En outre, il soutient que les enquêteurs ont voulu coûte que coûte faire de son neveu le bouc émissaire. "Le hasard a fait que j’étais interné à l’hôpital Principal. Je sortais juste du bloc opératoire. Le chargé de l’enquête a voulu faire dire à l’agent Diandy (un blessé de la police, selon lui) que c’est Tombong le tireur. Il l’a pressé, mais il a fait preuve de courage. Il a refusé. C’est quand l’enquêteur est parti que j’ai dit à l’agent Diandy que celui dont ils venaient de parler est mon neveu. Ils (l’enquêteur et Diandy) ne le savait pas", explique-t-il, outré par le terme infiltration.
IBRAHIMA SOMBEL FAYE, FRÈRE DE BASSIROU FAYE
"Sette Diagne a identifié une autre personne"
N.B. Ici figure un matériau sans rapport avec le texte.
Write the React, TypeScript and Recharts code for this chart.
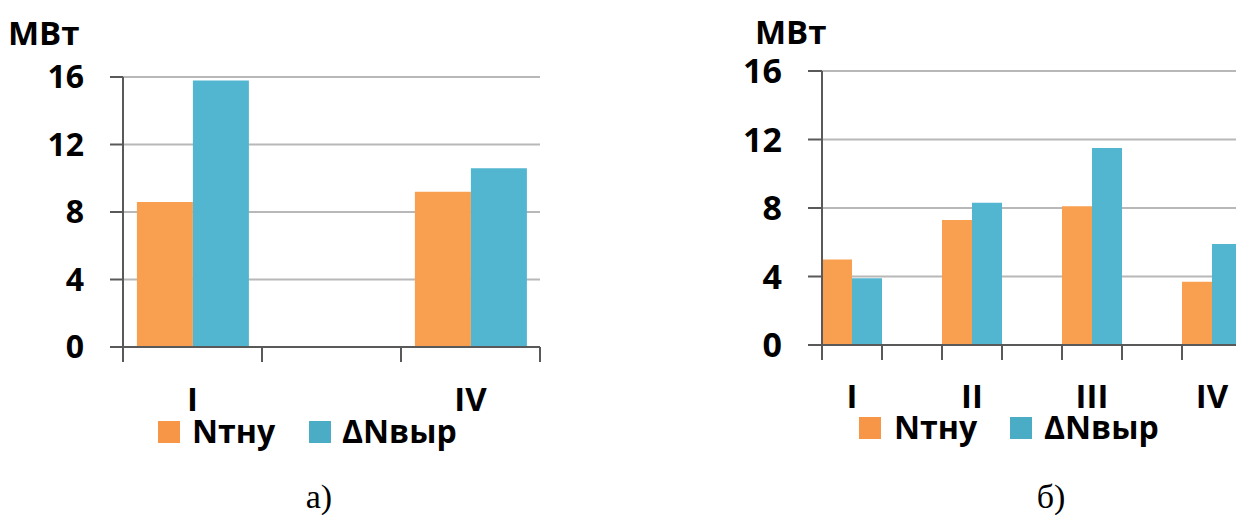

Autre réaction, celle d’Ibrahima Sombel Faye, frère du défunt étudiant et porte-parole de la famille. "La personne désignée par le procureur n’est pas le meurtrier de notre frère. Nous doutons à présent de cette enquête. Sette Diagne (ami et camarade de chambre de Bassirou Faye, témoin du meurtre) a identifié une autre personne différente de Tombong Walli et aujourd’hui, il n’est pas en sécurité", a-t-il déclaré sur les ondes de la Rfm.
Sette Diagne joint par EnQuête n’a pas souhaité se prononcer.
ME SIDIKI KABA, GARDE DES SCEAUX
"Le dossier sera confié à un juge"
Dans cette affaire, l’Etat du Sénégal entend apparemment mener une vaste campagne d’information sur les étapes de l’enquête devant conduire à l’arrestation du tueur de Bassirou Faye. De ce fait, le ministre de la Justice a emboité le pas au procureur de la République, en fournissant hier des détails sur les circonstances de la mort de l’étudiant. Sur le plateau du journal télévisé de 20 h sur la RTS, il a confirmé la thèse de l’infiltration avancée par le procureur. Me Sidiki Kaba a indiqué que le policier n’était pas de faction, ce jour-là. "Le dossier sera confié à un juge qui fera des investigations. L’enquête révélera s’il s’agit d’un meurtre commandité. Il dira pourquoi est-il venu. Pourquoi a-t-il voulu régler des problèmes avec les étudiants", a-t-il promis.
Par ailleurs, Me Kaba a insisté sur la rupture enclenchée par le nouveau régime, en soulignant que depuis l’indépendance jusqu’à nos jours, jamais un meurtre n’a été élucidé au Sénégal. "Il y a toujours eu des assassinats sans assassins, des cadavres sans coupables". Il promet que cette dernière affaire ne fera pas partie de la longue liste macabre des assassinats sans suite.